GOAL - Make an exact transcription of the material, leaving out all images.

+ + + + + + +

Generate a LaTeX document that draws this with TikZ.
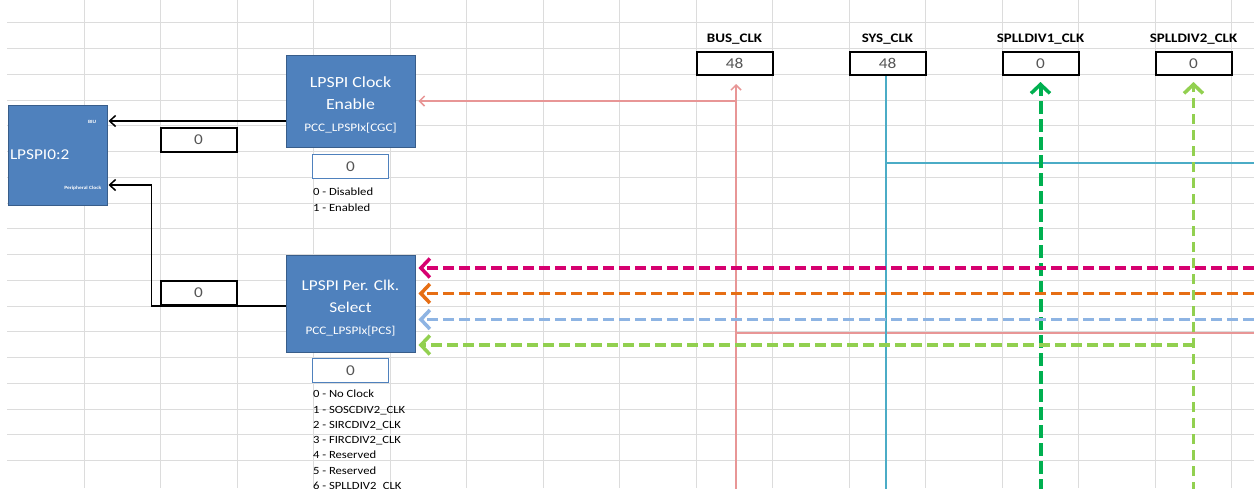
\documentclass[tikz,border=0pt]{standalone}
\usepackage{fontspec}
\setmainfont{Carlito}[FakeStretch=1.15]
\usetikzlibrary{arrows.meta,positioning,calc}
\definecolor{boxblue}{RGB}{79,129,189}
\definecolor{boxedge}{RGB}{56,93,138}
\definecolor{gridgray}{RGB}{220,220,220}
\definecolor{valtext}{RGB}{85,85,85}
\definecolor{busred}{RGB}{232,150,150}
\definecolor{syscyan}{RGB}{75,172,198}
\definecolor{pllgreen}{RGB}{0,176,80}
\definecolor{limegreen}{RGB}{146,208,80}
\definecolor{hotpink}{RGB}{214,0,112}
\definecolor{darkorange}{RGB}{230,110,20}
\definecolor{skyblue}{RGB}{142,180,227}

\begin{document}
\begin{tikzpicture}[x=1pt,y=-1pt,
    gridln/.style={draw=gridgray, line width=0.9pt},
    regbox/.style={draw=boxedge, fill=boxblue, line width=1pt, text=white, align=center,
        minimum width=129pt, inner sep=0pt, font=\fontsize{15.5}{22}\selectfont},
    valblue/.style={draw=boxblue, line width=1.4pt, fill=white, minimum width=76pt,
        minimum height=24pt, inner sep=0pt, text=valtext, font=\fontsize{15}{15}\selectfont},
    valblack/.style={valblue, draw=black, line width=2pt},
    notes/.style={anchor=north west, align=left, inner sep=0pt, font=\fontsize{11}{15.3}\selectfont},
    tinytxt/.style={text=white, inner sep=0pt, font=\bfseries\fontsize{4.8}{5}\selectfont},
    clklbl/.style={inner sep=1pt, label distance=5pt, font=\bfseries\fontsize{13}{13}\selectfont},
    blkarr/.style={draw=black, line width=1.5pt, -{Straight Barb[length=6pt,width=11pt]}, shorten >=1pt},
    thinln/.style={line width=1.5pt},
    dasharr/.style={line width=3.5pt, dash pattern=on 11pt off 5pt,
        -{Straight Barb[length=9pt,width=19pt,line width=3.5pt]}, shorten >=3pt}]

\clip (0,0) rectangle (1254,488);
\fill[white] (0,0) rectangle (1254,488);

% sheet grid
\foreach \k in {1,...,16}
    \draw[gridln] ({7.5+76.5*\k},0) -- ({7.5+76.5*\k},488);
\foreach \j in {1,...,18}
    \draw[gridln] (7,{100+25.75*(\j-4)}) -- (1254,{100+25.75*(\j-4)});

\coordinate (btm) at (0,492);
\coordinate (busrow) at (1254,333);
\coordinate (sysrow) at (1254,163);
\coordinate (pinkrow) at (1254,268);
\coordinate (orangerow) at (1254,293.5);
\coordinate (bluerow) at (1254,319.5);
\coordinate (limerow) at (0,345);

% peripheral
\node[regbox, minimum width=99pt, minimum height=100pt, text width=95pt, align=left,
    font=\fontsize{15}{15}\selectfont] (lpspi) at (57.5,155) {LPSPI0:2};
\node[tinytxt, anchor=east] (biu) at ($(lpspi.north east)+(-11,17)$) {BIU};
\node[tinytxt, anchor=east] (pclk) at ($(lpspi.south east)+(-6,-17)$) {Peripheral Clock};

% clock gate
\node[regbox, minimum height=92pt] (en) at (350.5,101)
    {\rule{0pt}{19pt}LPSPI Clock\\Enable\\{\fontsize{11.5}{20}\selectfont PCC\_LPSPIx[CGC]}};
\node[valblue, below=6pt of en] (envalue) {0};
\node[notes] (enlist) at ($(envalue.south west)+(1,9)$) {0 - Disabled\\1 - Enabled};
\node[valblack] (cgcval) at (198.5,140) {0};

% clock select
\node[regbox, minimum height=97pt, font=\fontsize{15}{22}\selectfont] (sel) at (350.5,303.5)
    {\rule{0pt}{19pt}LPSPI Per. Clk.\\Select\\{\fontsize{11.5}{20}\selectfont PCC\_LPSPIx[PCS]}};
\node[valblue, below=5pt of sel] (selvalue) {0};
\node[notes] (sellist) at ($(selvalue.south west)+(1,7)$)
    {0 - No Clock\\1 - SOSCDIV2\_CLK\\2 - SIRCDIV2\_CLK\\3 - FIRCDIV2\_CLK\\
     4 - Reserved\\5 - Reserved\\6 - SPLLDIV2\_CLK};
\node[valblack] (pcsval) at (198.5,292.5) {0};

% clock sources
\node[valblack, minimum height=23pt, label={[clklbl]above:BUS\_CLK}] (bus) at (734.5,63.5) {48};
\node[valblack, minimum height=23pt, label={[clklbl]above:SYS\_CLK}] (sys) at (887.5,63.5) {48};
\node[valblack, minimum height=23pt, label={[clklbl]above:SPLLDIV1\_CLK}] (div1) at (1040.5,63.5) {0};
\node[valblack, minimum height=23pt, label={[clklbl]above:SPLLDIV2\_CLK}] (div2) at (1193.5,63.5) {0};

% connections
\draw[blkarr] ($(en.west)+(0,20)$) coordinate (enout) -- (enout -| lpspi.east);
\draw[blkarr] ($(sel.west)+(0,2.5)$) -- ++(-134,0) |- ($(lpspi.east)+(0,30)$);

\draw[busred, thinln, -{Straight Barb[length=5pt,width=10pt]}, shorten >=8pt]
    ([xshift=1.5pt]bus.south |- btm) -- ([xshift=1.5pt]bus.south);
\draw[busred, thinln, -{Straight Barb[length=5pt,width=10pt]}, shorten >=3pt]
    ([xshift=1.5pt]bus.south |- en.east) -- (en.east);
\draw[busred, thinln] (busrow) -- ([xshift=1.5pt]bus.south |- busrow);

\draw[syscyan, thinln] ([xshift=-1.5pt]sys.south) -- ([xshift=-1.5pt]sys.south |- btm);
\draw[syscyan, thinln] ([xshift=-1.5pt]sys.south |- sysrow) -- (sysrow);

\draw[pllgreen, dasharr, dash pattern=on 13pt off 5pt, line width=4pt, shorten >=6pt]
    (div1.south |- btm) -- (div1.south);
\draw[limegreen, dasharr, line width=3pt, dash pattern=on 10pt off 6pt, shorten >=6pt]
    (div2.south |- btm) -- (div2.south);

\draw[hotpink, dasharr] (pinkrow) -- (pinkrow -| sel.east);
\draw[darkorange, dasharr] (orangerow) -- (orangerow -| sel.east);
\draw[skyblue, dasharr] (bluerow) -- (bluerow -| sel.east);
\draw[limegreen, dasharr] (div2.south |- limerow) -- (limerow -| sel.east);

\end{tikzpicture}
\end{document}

+ + + + + + +

FULL RESPONSE -
Generate a LaTeX document that draws this with TikZ.
\documentclass[tikz,border=0pt]{standalone}
\usepackage{fontspec}
\setmainfont{Carlito}[FakeStretch=1.15]
\usetikzlibrary{arrows.meta,positioning,calc}
\definecolor{boxblue}{RGB}{79,129,189}
\definecolor{boxedge}{RGB}{56,93,138}
\definecolor{gridgray}{RGB}{220,220,220}
\definecolor{valtext}{RGB}{85,85,85}
\definecolor{busred}{RGB}{232,150,150}
\definecolor{syscyan}{RGB}{75,172,198}
\definecolor{pllgreen}{RGB}{0,176,80}
\definecolor{limegreen}{RGB}{146,208,80}
\definecolor{hotpink}{RGB}{214,0,112}
\definecolor{darkorange}{RGB}{230,110,20}
\definecolor{skyblue}{RGB}{142,180,227}

\begin{document}
\begin{tikzpicture}[x=1pt,y=-1pt,
    gridln/.style={draw=gridgray, line width=0.9pt},
    regbox/.style={draw=boxedge, fill=boxblue, line width=1pt, text=white, align=center,
        minimum width=129pt, inner sep=0pt, font=\fontsize{15.5}{22}\selectfont},
    valblue/.style={draw=boxblue, line width=1.4pt, fill=white, minimum width=76pt,
        minimum height=24pt, inner sep=0pt, text=valtext, font=\fontsize{15}{15}\selectfont},
    valblack/.style={valblue, draw=black, line width=2pt},
    notes/.style={anchor=north west, align=left, inner sep=0pt, font=\fontsize{11}{15.3}\selectfont},
    tinytxt/.style={text=white, inner sep=0pt, font=\bfseries\fontsize{4.8}{5}\selectfont},
    clklbl/.style={inner sep=1pt, label distance=5pt, font=\bfseries\fontsize{13}{13}\selectfont},
    blkarr/.style={draw=black, line width=1.5pt, -{Straight Barb[length=6pt,width=11pt]}, shorten >=1pt},
    thinln/.style={line width=1.5pt},
    dasharr/.style={line width=3.5pt, dash pattern=on 11pt off 5pt,
        -{Straight Barb[length=9pt,width=19pt,line width=3.5pt]}, shorten >=3pt}]

\clip (0,0) rectangle (1254,488);
\fill[white] (0,0) rectangle (1254,488);

% sheet grid
\foreach \k in {1,...,16}
    \draw[gridln] ({7.5+76.5*\k},0) -- ({7.5+76.5*\k},488);
\foreach \j in {1,...,18}
    \draw[gridln] (7,{100+25.75*(\j-4)}) -- (1254,{100+25.75*(\j-4)});

\coordinate (btm) at (0,492);
\coordinate (busrow) at (1254,333);
\coordinate (sysrow) at (1254,163);
\coordinate (pinkrow) at (1254,268);
\coordinate (orangerow) at (1254,293.5);
\coordinate (bluerow) at (1254,319.5);
\coordinate (limerow) at (0,345);

% peripheral
\node[regbox, minimum width=99pt, minimum height=100pt, text width=95pt, align=left,
    font=\fontsize{15}{15}\selectfont] (lpspi) at (57.5,155) {LPSPI0:2};
\node[tinytxt, anchor=east] (biu) at ($(lpspi.north east)+(-11,17)$) {BIU};
\node[tinytxt, anchor=east] (pclk) at ($(lpspi.south east)+(-6,-17)$) {Peripheral Clock};

% clock gate
\node[regbox, minimum height=92pt] (en) at (350.5,101)
    {\rule{0pt}{19pt}LPSPI Clock\\Enable\\{\fontsize{11.5}{20}\selectfont PCC\_LPSPIx[CGC]}};
\node[valblue, below=6pt of en] (envalue) {0};
\node[notes] (enlist) at ($(envalue.south west)+(1,9)$) {0 - Disabled\\1 - Enabled};
\node[valblack] (cgcval) at (198.5,140) {0};

% clock select
\node[regbox, minimum height=97pt, font=\fontsize{15}{22}\selectfont] (sel) at (350.5,303.5)
    {\rule{0pt}{19pt}LPSPI Per. Clk.\\Select\\{\fontsize{11.5}{20}\selectfont PCC\_LPSPIx[PCS]}};
\node[valblue, below=5pt of sel] (selvalue) {0};
\node[notes] (sellist) at ($(selvalue.south west)+(1,7)$)
    {0 - No Clock\\1 - SOSCDIV2\_CLK\\2 - SIRCDIV2\_CLK\\3 - FIRCDIV2\_CLK\\
     4 - Reserved\\5 - Reserved\\6 - SPLLDIV2\_CLK};
\node[valblack] (pcsval) at (198.5,292.5) {0};

% clock sources
\node[valblack, minimum height=23pt, label={[clklbl]above:BUS\_CLK}] (bus) at (734.5,63.5) {48};
\node[valblack, minimum height=23pt, label={[clklbl]above:SYS\_CLK}] (sys) at (887.5,63.5) {48};
\node[valblack, minimum height=23pt, label={[clklbl]above:SPLLDIV1\_CLK}] (div1) at (1040.5,63.5) {0};
\node[valblack, minimum height=23pt, label={[clklbl]above:SPLLDIV2\_CLK}] (div2) at (1193.5,63.5) {0};

% connections
\draw[blkarr] ($(en.west)+(0,20)$) coordinate (enout) -- (enout -| lpspi.east);
\draw[blkarr] ($(sel.west)+(0,2.5)$) -- ++(-134,0) |- ($(lpspi.east)+(0,30)$);

\draw[busred, thinln, -{Straight Barb[length=5pt,width=10pt]}, shorten >=8pt]
    ([xshift=1.5pt]bus.south |- btm) -- ([xshift=1.5pt]bus.south);
\draw[busred, thinln, -{Straight Barb[length=5pt,width=10pt]}, shorten >=3pt]
    ([xshift=1.5pt]bus.south |- en.east) -- (en.east);
\draw[busred, thinln] (busrow) -- ([xshift=1.5pt]bus.south |- busrow);

\draw[syscyan, thinln] ([xshift=-1.5pt]sys.south) -- ([xshift=-1.5pt]sys.south |- btm);
\draw[syscyan, thinln] ([xshift=-1.5pt]sys.south |- sysrow) -- (sysrow);

\draw[pllgreen, dasharr, dash pattern=on 13pt off 5pt, line width=4pt, shorten >=6pt]
    (div1.south |- btm) -- (div1.south);
\draw[limegreen, dasharr, line width=3pt, dash pattern=on 10pt off 6pt, shorten >=6pt]
    (div2.south |- btm) -- (div2.south);

\draw[hotpink, dasharr] (pinkrow) -- (pinkrow -| sel.east);
\draw[darkorange, dasharr] (orangerow) -- (orangerow -| sel.east);
\draw[skyblue, dasharr] (bluerow) -- (bluerow -| sel.east);
\draw[limegreen, dasharr] (div2.south |- limerow) -- (limerow -| sel.east);

\end{tikzpicture}
\end{document}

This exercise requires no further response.